Nicolas Dupont-Aignan veut faire condamner les djihadistes à trente ans de prison pour intelligence avec l’ennemi

Création : 30 juillet 2020
Dernière modification : 20 juin 2022

Autrice : Léa Perez, étudiante en Master 2 à Sciences Po Saint Germain en Laye, sous la direction de Jean-Paul Markus, professeur de droit public à Paris Saclay

Source : La Matinale Cnews, le 21 juillet 2020

Nous avions déjà surligné comme impossible en 2018 la proposition de Valérie Pécresse de réactiver l’article 411-4 du code pénal qui incrimine les intelligences avec une puissance étrangère pour condamner les personnes « fichées S » avant qu’elles ne commettent des attentats. Pour les mêmes raisons, la demande de Nicolas Dupont-Aignan d’appliquer cet article aux djihadistes pour les condamner à des peines de trente ans d’emprisonnement, ne sera pas suivie par les juges.

Nous avions déjà surligné en 2018, l’impossibilité d’utiliser l’article 411-4 du code pénal qui punit le crime d’intelligences avec une puissance étrangère pour condamner les personnes « fichées S » avant qu’ils ne commettent des attentats.

Nicolas Dupont-Aignan, député et président de Debout la France, invité de la matinale de Cnews le 21 juillet, a réclamé l’application de l’article 411-4 du code pénal pour pouvoir condamner les djihadistes à trente ans d’emprisonnement, estimant que les condamnations actuelles de 5 à 10 ans étaient trop légères.

Le juge pénal ne suivrait pas Nicolas Dupont-Aignan pour les raisons suivantes. L’article 411-4 du code pénal punit le fait d’entretenir « des intelligences avec une puissance étrangère, une entreprise ou une organisation étrangère ». Cette disposition figure dans le chapitre qui traite de la trahison et de l’espionnage, pas du terrorisme.

Or la loi pénale est soumise au principe d’interprétation stricte (article 111-4 du code pénal), ce qui signifie que le juge ne peut pas sanctionner une personne pour des actes que le législateur n’a pas expressément décidé de réprimer. Le juge pénal ne peut donc appliquer une loi à des actes qu’elle n’a envisagés. Il ne peut donc étendre l’infraction de crime d’intelligences avec l’ennemi à une situation de terrorisme. Pour condamner des actes de terrorisme, le juge ne peut se fonder que les infractions prévues au titre II du Code pénal intitulé « Du terrorisme ».

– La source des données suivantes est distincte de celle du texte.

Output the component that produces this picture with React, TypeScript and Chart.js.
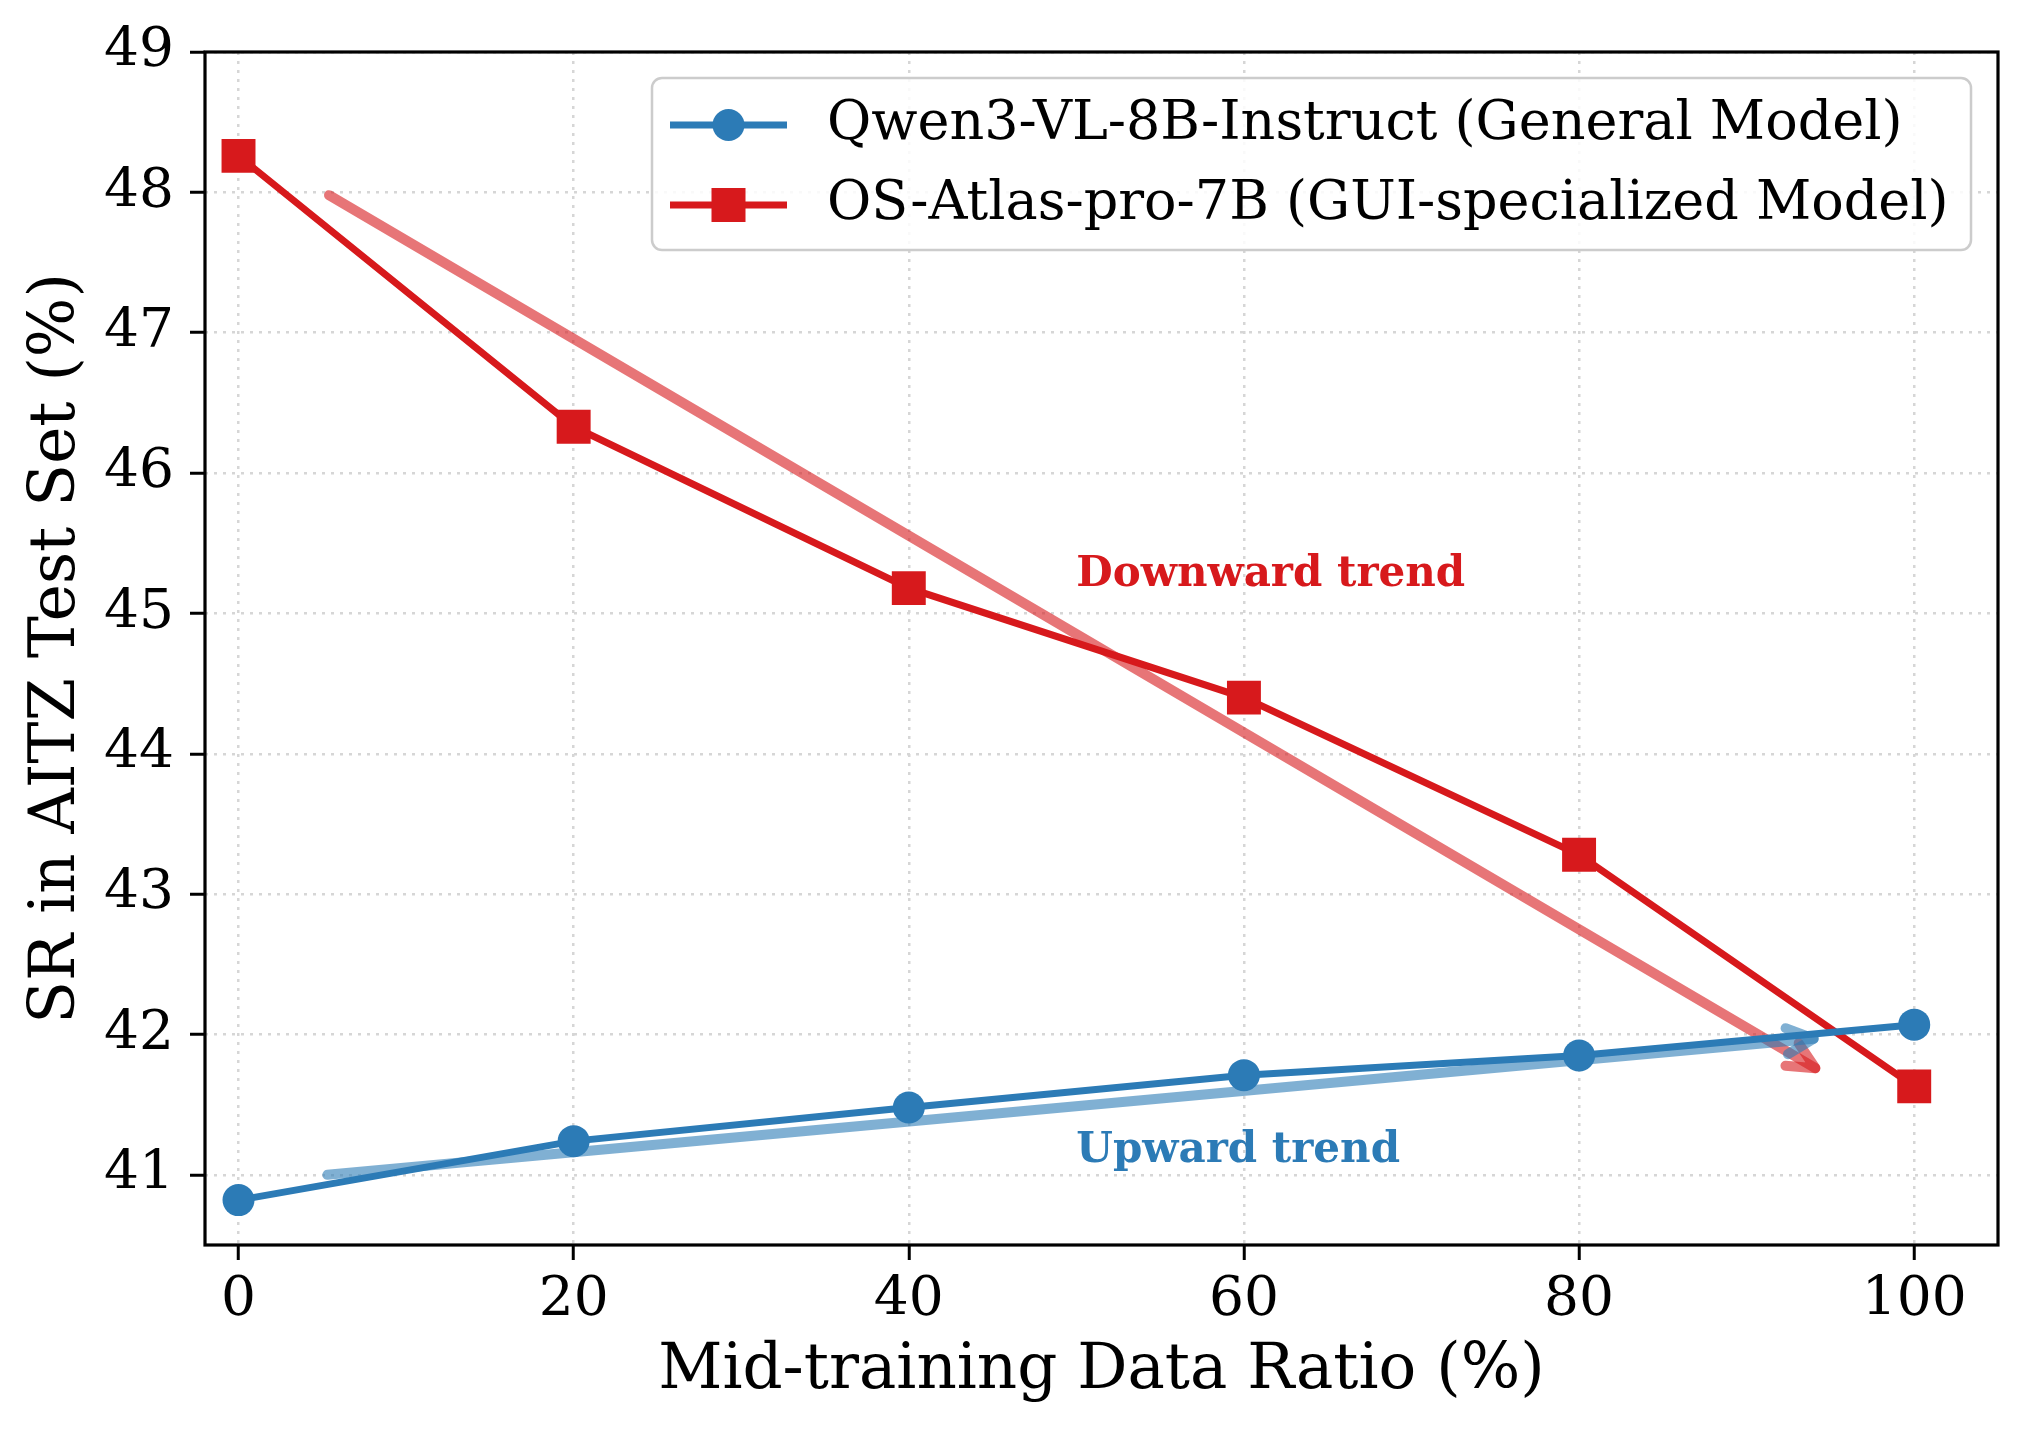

De plus, l’élément matériel de l’infraction (c’est-à-dire la consistance des faits sanctionnés) pose difficulté : « entretenir des intelligences » suppose un acte positif, une interaction entre l’intéressé et l’organisation étrangère. Est-ce que le fait de prêter allégeance à Daesh sur le Darknet, comme c’est souvent le cas, pourrait être considéré comme un fait concret d’intelligence ? En janvier 2016, la garde des sceaux Christine Taubira considérait qu’un seul contact unilatéral de l’auteur vers l’entité étrangère (l’intéressé qui poste son message d’allégeance) ou de l’organisation étrangère vers l’intéressé (en l’incitant à agir), ne suffit pas à constituer l’infraction d’entretien d’intelligences. Par exemple, pour avoir fourni des renseignements à la Chine moyennant finances, deux anciens agents de la Direction générale de la sécurité extérieure (DGSE) ont été condamnés pour intelligence avec une puissance étrangère à 8 et 12 ans d’emprisonnement le 10 juillet 2020.

Enfin, la dernière difficulté tient à la notion d’organisation étrangère selon l’article 411-4. Selon Stéphanie Aubert, juriste en droit pénal et doctorante, auteure de « L’ennemi dans le livre IV du Code pénal français : approches comparés », l’État islamique pourrait bien être considéré comme une organisation étrangère, mais ce n’est pas l’esprit de la loi, qui visait selon elle les organisations en lien avec un État souverain. Une réponse ministérielle du 5 janvier 2016 va également dans ce sens en considérant que l’infraction de l’article 411-4 a pour vocation de réprimer des intelligences avec une organisation étrangère réellement qualifiable d’État, ce qui n’est pas le cas de l’organisation État islamique, malgré le nom qu’elle s’est elle-même donnée.

Pour toutes ces raisons, contrairement à ce qu’affirme Nicolas Dupont-Aignan, qui, contacté, n’a pas répondu à nos questions, le juge pénal ne peut pas appliquer l’article 411-4 du code pénal aux djihadistes et prononcer une peine de prison de 30 ans sur le fondement de cet article.